Amendment 'threatens those most at risk'

International dismay from Iraq allies at new anti-LGBTQ+ bill

BAGHDAD — The international community has expressed profound concern following Iraq’s recent enactment of legislation that criminalizes same-sex relationships, with penalties including severe prison sentences. This move has been met with dismay from numerous countries and organizations, who argue it threatens fundamental human rights.

The United States and the Netherlands have been particularly vocal in their opposition. The U.S. Department of State released a statement citing deep concerns over the impact of the new law on Iraq’s societal and economic fabric. “This amendment threatens those most at risk in Iraqi society,” stated Matthew Miller, Department Spokesperson. He emphasized the law’s potential to hamper free speech and expression and deter international business investments in Iraq.

U.S. Ambassador to Iraq, Alina Romanowski, also commented on the law’s implications. “This action threatens those most at risk in Iraqi society,” Romanowski said, adding that the legislation “can be used to further hamper free-speech and personal expression and inhibit the operations of NGOs across Iraq.”

The bill affords a very wide scope for cracking down on what it calls “support of any kind” to LGBTQ+ causes.

She highlighted the law’s potential to weaken Iraq’s efforts to diversify its economy and attract foreign investment, noting that respect for human rights is crucial for Iraq’s security, stability, and prosperity.

Similarly, the Dutch Ministry of Foreign Affairs lamented the legislative action, stating it “goes directly against international agreements that Iraq has agreed to.” The ministry highlighted the importance of protecting minority rights as essential to Iraq’s stability.
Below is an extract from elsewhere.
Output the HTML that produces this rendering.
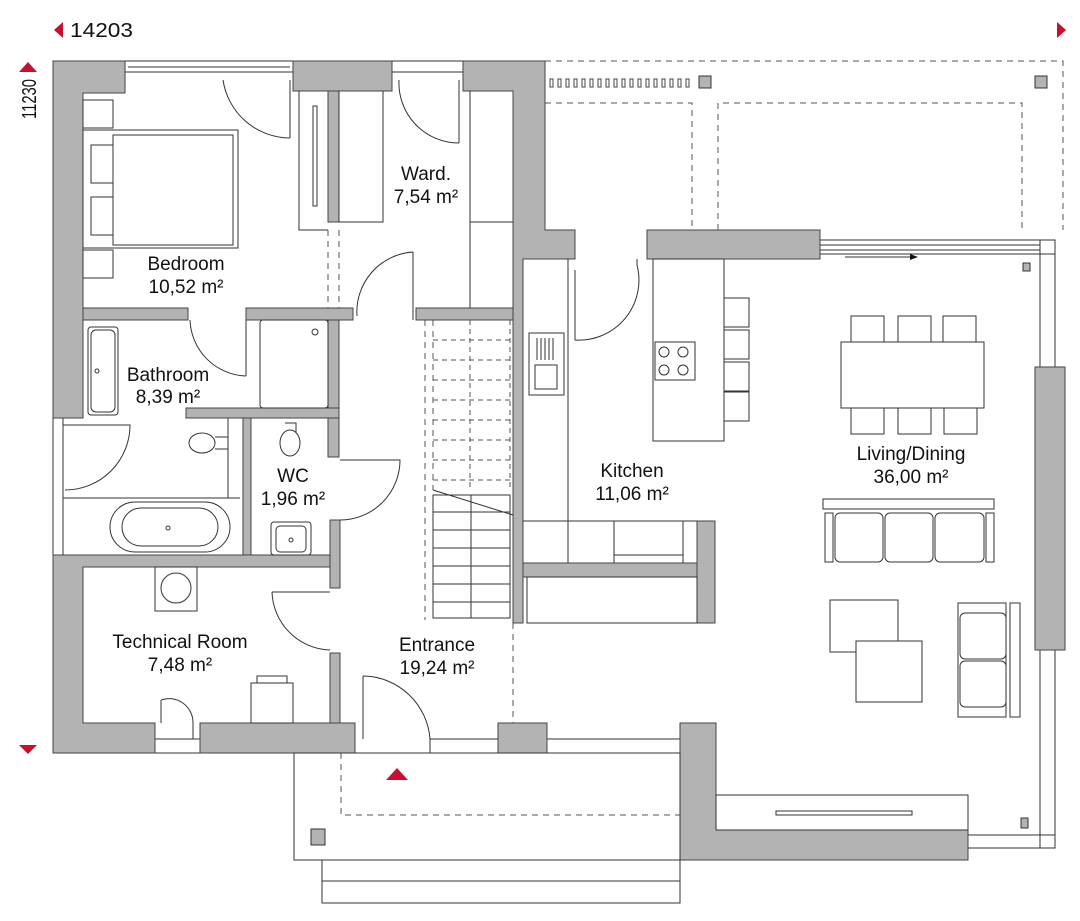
<!DOCTYPE html>
<html><head><meta charset="utf-8"><style>
html,body{margin:0;padding:0;background:#fff;}
svg{display:block;}
text{font-family:"Liberation Sans",sans-serif;fill:#111;}
</style></head><body>
<svg width="1080" height="921" viewBox="0 0 1080 921" xmlns="http://www.w3.org/2000/svg">
<g fill="none" stroke="#333" stroke-width="1">
<polygon points="63,22 63,38 54,30" fill="#c8102e" stroke="none"/>
<polygon points="1057,22 1057,38 1066,30" fill="#c8102e" stroke="none"/>
<polygon points="19,72 37,72 28,62" fill="#c8102e" stroke="none"/>
<polygon points="19,745 37,745 28,754" fill="#c8102e" stroke="none"/>
<polygon points="386,780 408,780 397,768" fill="#c8102e" stroke="none"/>

<g stroke-dasharray="6,5" stroke="#555">
<path d="M545,61 H1063 V230"/>
<path d="M545,103 H692 V230"/>
<path d="M718,230 V103 H1022 V230"/>
<path d="M341,753 V815 H680"/>
<path d="M513,623 V723"/>
<path d="M328,230 V308 M339,230 V308"/>
<path d="M425,320 V620 M433,320 V490"/>
</g>
<g fill="#fff" stroke="#444">
<rect x="550" y="79" width="3" height="8"/><rect x="558" y="79" width="3" height="8"/><rect x="566" y="79" width="3" height="8"/><rect x="574" y="79" width="3" height="8"/><rect x="582" y="79" width="3" height="8"/><rect x="590" y="79" width="3" height="8"/><rect x="598" y="79" width="3" height="8"/><rect x="606" y="79" width="3" height="8"/><rect x="614" y="79" width="3" height="8"/><rect x="622" y="79" width="3" height="8"/><rect x="630" y="79" width="3" height="8"/><rect x="638" y="79" width="3" height="8"/><rect x="646" y="79" width="3" height="8"/><rect x="654" y="79" width="3" height="8"/><rect x="662" y="79" width="3" height="8"/><rect x="670" y="79" width="3" height="8"/><rect x="678" y="79" width="3" height="8"/><rect x="686" y="79" width="3" height="8"/>
</g>
<rect x="699" y="76" width="12" height="12" fill="#b3b3b3"/>
<rect x="1035" y="76" width="12" height="12" fill="#b3b3b3"/>
<rect x="1023" y="263" width="7" height="8" fill="#b3b3b3"/>
<rect x="1021" y="818" width="7" height="10" fill="#b3b3b3"/>
<rect x="311" y="829" width="14" height="16" fill="#b3b3b3"/>

<rect x="125" y="61" width="168" height="11"/>
<path d="M128,67 H290"/>
<rect x="392" y="61" width="71" height="11"/>
<rect x="820" y="240" width="235" height="14"/>
<path d="M820,245 H1040 M820,250 H1040"/>
<rect x="1040" y="240" width="15" height="127"/>
<rect x="1040" y="650" width="15" height="198"/>
<rect x="968" y="835" width="87" height="13"/>
<path d="M53,418 V555 M63,418 V555"/>
<rect x="155" y="739" width="45" height="14"/>
<rect x="430" y="739" width="68" height="14"/>
<rect x="547" y="739" width="133" height="14"/>
<path d="M845,257 H912"/><polygon points="910,254 918,257 910,260" fill="#111" stroke="none"/>

<g fill="#b3b3b3" stroke="#444">
<path d="M53,61 H125 V93 H83 V418 H53 Z"/>
<rect x="293" y="61" width="99" height="30"/>
<path d="M463,61 H513 V61 H545 V230 H575 V259 H523 V623 H513 V91 H463 Z"/>
<rect x="647" y="230" width="173" height="29"/>
<rect x="1035" y="367" width="30" height="283"/>
<rect x="83" y="308" width="105" height="12"/>
<rect x="246" y="308" width="107" height="12"/>
<rect x="416" y="308" width="97" height="12"/>
<rect x="328" y="91" width="11" height="131"/>
<path d="M328,320 H339 V457 H328 Z"/>
<rect x="186" y="408" width="153" height="10"/>
<rect x="243" y="418" width="8" height="137"/>
<rect x="330" y="520" width="10" height="68"/>
<path d="M53,555 H330 V567 H83 V723 H155 V753 H53 Z"/>
<rect x="330" y="653" width="10" height="70"/>
<rect x="200" y="723" width="155" height="30"/>
<rect x="498" y="723" width="49" height="30"/>
<path d="M680,723 H716 V830 H968 V860 H680 Z"/>
<rect x="697" y="521" width="18" height="102"/>
<rect x="523" y="563" width="174" height="14"/>
</g>

<rect x="294" y="753" width="386" height="107"/>
<rect x="322" y="860" width="358" height="43"/>
<path d="M322,881 H680"/>
<rect x="716" y="795" width="252" height="35"/>
<rect x="776" y="811" width="136" height="4"/>

<rect x="83" y="100" width="30" height="28"/>
<rect x="83" y="250" width="30" height="28"/>
<rect x="83" y="130" width="155" height="118"/>
<rect x="113" y="135" width="120" height="110"/>
<rect x="91" y="145" width="22" height="38"/><rect x="91" y="197" width="22" height="38"/>
<path d="M223,80 A68,68 0 0 0 290,138 M290,80 V138"/>
<path d="M299,91 V230 H328"/><rect x="313" y="106" width="4" height="100"/>
<path d="M339,91 V222 H383 V91"/>
<path d="M399,80 A60,60 0 0 0 459,143 M459,80 V143"/>
<path d="M470,91 V308 M470,222 H513"/>
<path d="M413,252 V320 M413,252 A60,60 0 0 0 357,316"/>
<path d="M190,320 A58,58 0 0 0 246,376 M246,320 V376"/>
<rect x="260" y="320" width="68" height="88" rx="3"/>
<circle cx="315" cy="332" r="3"/>
<rect x="88" y="327" width="30" height="88" rx="3"/>
<rect x="91" y="330" width="24" height="82" rx="5"/>
<circle cx="97" cy="371" r="2"/>
<path d="M63,425 H130 A65,65 0 0 1 65,490"/>
<path d="M63,495 V555 M63,498 H240"/>
<rect x="110" y="502" width="120" height="50" rx="25"/>
<rect x="122" y="508" width="96" height="38" rx="19"/>
<circle cx="168" cy="528" r="2"/>
<path d="M228,418 V498"/>
<ellipse cx="202" cy="443" rx="13" ry="10"/><path d="M215,437 H228 V449 H215"/>
<ellipse cx="290" cy="443" rx="10" ry="13"/><path d="M285,423 H296 V432"/>
<rect x="271" y="522" width="40" height="33" rx="3"/><rect x="276" y="526" width="30" height="26" rx="4"/><circle cx="291" cy="540" r="2"/>
<path d="M340,460 H400 A60,60 0 0 1 340,520"/>
<rect x="155" y="567" width="42" height="44"/><circle cx="176" cy="588" r="15"/>
<rect x="251" y="683" width="42" height="40"/><rect x="257" y="676" width="30" height="7"/>
<path d="M161,700 V723 M161,700 A24,24 0 0 1 193,723 V739"/>
<path d="M272,592 H330 M272,592 A60,60 0 0 0 330,650"/>
<path d="M363,676 V739 M363,676 A68,68 0 0 1 430,739"/>
<path d="M433,490 L513,515"/>
<rect x="433" y="495" width="77" height="123"/>
<path d="M433,512 H510 M433,530 H510 M433,548 H510 M433,566 H510 M433,584 H510 M433,602 H510 M471,495 V618"/>
<g stroke-dasharray="5,4" stroke="#555"><path d="M433,340 H510 M433,360 H510 M433,380 H510 M433,400 H510 M433,420 H510 M433,440 H510 M433,460 H510 M433,480 H510 M470,320 V490 M510,320 V490"/></g>
<path d="M568,259 V563 M523,521 H697 M614,521 V563 M683,521 V563 M614,555 H683"/>
<path d="M575,270 V340 A60,60 0 0 0 637,265 V259"/>
<rect x="529" y="333" width="35" height="62"/><rect x="535" y="365" width="22" height="24"/>
<path d="M537,338 V360 M541,338 V360 M545,338 V360 M549,338 V360 M553,338 V360"/>
<rect x="653" y="259" width="71" height="182"/>
<rect x="655" y="342" width="40" height="38"/>
<circle cx="664" cy="352" r="5"/><circle cx="683" cy="352" r="5"/><circle cx="664" cy="370" r="5"/><circle cx="683" cy="370" r="5"/>
<rect x="724" y="298" width="25" height="29"/><rect x="724" y="330" width="25" height="29"/><rect x="724" y="362" width="25" height="29"/><rect x="724" y="392" width="25" height="29"/>
<rect x="527" y="577" width="170" height="46"/>
<rect x="841" y="342" width="143" height="66"/>
<rect x="851" y="316" width="33" height="26"/><rect x="898" y="316" width="33" height="26"/><rect x="943" y="316" width="33" height="26"/>
<rect x="851" y="408" width="33" height="26"/><rect x="898" y="408" width="33" height="26"/><rect x="944" y="408" width="33" height="26"/>
<rect x="823" y="499" width="171" height="10"/>
<rect x="825" y="513" width="8" height="49"/><rect x="986" y="513" width="8" height="49"/>
<rect x="835" y="513" width="48" height="49" rx="5"/><rect x="885" y="513" width="48" height="49" rx="5"/><rect x="935" y="513" width="49" height="49" rx="5"/>
<rect x="830" y="600" width="68" height="52"/>
<rect x="856" y="641" width="66" height="61" fill="#fff"/>
<rect x="958" y="603" width="48" height="114"/>
<rect x="960" y="613" width="46" height="46" rx="5"/><rect x="960" y="661" width="46" height="46" rx="5"/>
<rect x="1010" y="603" width="10" height="114"/>
</g>

<text x="70" y="37" font-size="20" textLength="63" lengthAdjust="spacingAndGlyphs">14203</text>
<text transform="translate(36,119) rotate(-90)" font-size="20" textLength="40" lengthAdjust="spacingAndGlyphs">11230</text>
<g font-size="19" text-anchor="middle">
<text x="186" y="270">Bedroom</text><text x="186" y="293">10,52 m²</text>
<text x="426" y="180">Ward.</text><text x="426" y="203">7,54 m²</text>
<text x="168" y="381">Bathroom</text><text x="168" y="403">8,39 m²</text>
<text x="293" y="482">WC</text><text x="293" y="505">1,96 m²</text>
<text x="180" y="648">Technical Room</text><text x="180" y="671">7,48 m²</text>
<text x="437" y="651">Entrance</text><text x="437" y="674">19,24 m²</text>
<text x="632" y="477">Kitchen</text><text x="632" y="500">11,06 m²</text>
<text x="911" y="460">Living/Dining</text><text x="911" y="483">36,00 m²</text>
</g>
</svg>
</body></html>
British Foreign Secretary Lord Cameron tweeted: “Amendments to Iraq’s Anti – Prostitution Law which criminalises LGBT people are dangerous and worrying. No one should be targeted for who they are. We encourage the Government of Iraq to uphold human rights and freedoms of all people without distinction.
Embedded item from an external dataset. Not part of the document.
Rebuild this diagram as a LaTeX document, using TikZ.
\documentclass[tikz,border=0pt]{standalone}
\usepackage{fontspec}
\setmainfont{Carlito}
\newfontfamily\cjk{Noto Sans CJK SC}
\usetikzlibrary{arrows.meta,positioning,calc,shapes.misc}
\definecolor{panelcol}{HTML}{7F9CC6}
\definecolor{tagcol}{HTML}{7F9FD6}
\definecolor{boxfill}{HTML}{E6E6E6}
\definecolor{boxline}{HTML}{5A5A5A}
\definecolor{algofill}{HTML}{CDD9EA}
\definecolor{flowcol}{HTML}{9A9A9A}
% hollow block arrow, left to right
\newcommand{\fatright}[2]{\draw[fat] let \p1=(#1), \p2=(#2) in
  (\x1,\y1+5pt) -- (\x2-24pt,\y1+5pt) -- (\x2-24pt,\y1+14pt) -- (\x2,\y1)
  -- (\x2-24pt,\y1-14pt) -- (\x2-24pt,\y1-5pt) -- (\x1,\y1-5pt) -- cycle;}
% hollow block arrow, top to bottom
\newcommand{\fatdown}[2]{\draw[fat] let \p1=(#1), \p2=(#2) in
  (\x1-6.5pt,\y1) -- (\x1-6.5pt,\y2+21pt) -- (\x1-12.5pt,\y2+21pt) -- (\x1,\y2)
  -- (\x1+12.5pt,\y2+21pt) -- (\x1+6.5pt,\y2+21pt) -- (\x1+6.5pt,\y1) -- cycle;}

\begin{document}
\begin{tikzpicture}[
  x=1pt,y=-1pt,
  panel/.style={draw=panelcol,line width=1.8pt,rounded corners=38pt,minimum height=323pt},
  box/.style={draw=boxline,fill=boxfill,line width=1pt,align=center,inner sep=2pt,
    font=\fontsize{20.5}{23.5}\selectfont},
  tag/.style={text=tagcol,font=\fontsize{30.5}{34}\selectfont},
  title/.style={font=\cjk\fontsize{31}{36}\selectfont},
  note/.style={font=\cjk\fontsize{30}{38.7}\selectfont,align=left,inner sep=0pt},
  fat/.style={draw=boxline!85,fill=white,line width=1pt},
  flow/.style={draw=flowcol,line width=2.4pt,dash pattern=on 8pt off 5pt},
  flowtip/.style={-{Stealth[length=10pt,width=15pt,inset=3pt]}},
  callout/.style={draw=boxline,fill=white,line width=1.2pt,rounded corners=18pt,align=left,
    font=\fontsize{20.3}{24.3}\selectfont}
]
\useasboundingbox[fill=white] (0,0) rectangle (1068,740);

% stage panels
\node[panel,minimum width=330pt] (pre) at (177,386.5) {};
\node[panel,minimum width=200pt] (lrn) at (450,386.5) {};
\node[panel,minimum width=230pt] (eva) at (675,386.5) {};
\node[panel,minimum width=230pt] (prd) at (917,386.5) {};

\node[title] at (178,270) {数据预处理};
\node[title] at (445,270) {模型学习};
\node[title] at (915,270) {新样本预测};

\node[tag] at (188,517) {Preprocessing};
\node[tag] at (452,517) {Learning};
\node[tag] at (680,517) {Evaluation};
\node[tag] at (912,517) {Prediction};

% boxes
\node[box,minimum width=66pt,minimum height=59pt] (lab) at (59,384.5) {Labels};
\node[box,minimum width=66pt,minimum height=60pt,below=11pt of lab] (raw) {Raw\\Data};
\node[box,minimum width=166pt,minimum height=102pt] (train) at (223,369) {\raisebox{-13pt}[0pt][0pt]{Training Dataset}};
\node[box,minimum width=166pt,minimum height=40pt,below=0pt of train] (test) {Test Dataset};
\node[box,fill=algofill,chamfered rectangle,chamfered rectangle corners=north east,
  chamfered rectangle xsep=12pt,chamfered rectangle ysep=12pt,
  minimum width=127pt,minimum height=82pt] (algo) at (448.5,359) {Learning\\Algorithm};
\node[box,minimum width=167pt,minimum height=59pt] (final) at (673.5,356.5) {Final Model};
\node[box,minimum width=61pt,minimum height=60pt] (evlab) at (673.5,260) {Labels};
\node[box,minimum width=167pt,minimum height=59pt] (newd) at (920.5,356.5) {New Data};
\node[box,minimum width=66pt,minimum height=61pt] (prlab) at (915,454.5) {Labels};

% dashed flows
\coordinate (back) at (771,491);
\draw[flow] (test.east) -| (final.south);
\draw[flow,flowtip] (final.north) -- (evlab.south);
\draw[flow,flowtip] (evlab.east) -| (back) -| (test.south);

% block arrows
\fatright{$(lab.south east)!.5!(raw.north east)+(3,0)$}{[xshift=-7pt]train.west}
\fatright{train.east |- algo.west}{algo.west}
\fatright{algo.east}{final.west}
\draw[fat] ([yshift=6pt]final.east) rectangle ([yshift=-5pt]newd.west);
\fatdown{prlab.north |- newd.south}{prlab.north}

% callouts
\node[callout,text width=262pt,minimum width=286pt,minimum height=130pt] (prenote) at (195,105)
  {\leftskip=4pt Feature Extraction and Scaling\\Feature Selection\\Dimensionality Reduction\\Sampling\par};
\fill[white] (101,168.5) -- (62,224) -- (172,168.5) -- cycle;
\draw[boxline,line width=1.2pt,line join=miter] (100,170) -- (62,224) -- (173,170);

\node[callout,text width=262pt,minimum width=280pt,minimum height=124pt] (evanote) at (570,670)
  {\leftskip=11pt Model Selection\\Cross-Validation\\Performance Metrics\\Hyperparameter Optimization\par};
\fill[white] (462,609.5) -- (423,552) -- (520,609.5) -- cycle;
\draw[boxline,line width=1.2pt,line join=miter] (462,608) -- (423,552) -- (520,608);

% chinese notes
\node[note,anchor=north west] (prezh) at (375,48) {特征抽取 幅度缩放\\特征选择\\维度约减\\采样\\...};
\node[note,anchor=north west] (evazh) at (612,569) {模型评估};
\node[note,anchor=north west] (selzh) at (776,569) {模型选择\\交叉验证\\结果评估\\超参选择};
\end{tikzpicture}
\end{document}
A report by the Open For Business coalition, comprising global companies across multiple sectors, criticized the amendments to Iraq’s Anti-Prostitution Law, which will now also target homosexual acts. The coalition argued that such policies could severely hinder Iraq’s economic prospects by undermining international investment confidence and stalling efforts to diversify the economy away from its heavy reliance on oil.

The coalition’s analysis suggests that discrimination against the LGBTQ+ community could cost state economies significantly, potentially running into billions of dollars annually due to reduced economic competitiveness and diversification. “countries that do not criminalize consensual same-sex relations attract 4.5 times more foreign investment on average than countries that do,” the report noted, emphasizing the economic benefits of inclusive policies. Though there are many other factors beyond LGBTQ+ rights in those countries that could contribute to higher foreign direct investment.